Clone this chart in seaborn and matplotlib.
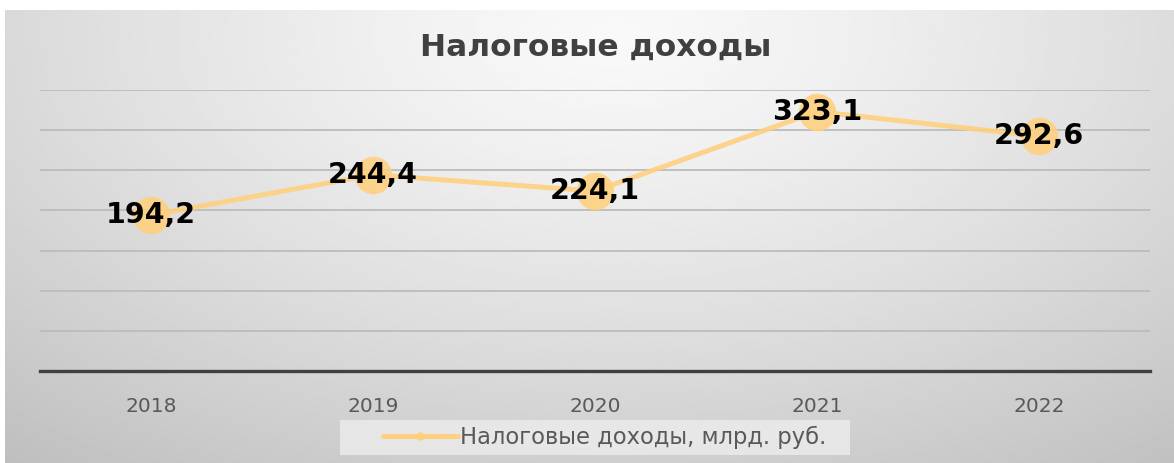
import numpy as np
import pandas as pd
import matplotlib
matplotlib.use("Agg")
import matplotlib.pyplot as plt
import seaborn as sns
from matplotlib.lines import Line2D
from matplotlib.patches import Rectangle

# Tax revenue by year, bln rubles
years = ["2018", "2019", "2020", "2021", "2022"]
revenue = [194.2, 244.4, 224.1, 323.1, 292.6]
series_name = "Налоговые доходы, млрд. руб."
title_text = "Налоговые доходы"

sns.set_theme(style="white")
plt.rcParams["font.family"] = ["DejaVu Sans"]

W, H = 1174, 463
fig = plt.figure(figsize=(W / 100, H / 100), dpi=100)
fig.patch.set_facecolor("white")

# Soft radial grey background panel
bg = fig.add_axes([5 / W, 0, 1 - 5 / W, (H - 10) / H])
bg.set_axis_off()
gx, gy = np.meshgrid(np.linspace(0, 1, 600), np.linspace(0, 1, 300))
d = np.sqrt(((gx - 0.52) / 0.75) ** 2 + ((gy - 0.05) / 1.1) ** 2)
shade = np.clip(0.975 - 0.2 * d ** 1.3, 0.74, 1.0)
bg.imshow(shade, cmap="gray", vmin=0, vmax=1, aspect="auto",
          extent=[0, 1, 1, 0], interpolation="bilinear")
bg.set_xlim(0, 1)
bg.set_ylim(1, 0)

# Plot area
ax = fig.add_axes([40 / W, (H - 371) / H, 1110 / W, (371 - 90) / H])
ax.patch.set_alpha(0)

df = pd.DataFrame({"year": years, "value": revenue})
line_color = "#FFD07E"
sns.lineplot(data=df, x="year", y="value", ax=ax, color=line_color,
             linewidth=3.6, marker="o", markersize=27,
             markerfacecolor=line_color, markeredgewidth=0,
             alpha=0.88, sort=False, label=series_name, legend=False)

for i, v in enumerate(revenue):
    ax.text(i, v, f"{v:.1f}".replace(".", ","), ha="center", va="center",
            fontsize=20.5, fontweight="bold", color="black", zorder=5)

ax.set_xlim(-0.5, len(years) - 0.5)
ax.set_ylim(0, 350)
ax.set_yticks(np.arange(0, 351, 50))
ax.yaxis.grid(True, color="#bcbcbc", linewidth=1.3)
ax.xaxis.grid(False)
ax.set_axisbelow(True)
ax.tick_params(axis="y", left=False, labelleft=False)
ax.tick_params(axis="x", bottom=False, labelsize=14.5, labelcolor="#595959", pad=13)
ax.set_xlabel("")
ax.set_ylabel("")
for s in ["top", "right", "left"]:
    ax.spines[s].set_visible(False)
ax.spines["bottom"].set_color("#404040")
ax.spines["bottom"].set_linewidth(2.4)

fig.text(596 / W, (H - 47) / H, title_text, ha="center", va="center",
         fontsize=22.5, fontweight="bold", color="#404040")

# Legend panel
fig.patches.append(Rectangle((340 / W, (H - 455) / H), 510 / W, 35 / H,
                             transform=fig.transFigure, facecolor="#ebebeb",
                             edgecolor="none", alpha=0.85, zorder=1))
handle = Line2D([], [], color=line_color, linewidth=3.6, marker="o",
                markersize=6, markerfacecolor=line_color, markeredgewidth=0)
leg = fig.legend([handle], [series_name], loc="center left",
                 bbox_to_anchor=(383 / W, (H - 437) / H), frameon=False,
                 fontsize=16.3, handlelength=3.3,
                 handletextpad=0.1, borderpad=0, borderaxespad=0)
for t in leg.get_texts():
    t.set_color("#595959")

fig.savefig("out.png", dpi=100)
----------
# BRIEF:
From the listing above, collect every line that mentions the word "matplotlib".

# EXERCISE OUTPUT:
Clone this chart in seaborn and matplotlib.
import matplotlib
matplotlib.use("Agg")
import matplotlib.pyplot as plt
from matplotlib.lines import Line2D
from matplotlib.patches import Rectangle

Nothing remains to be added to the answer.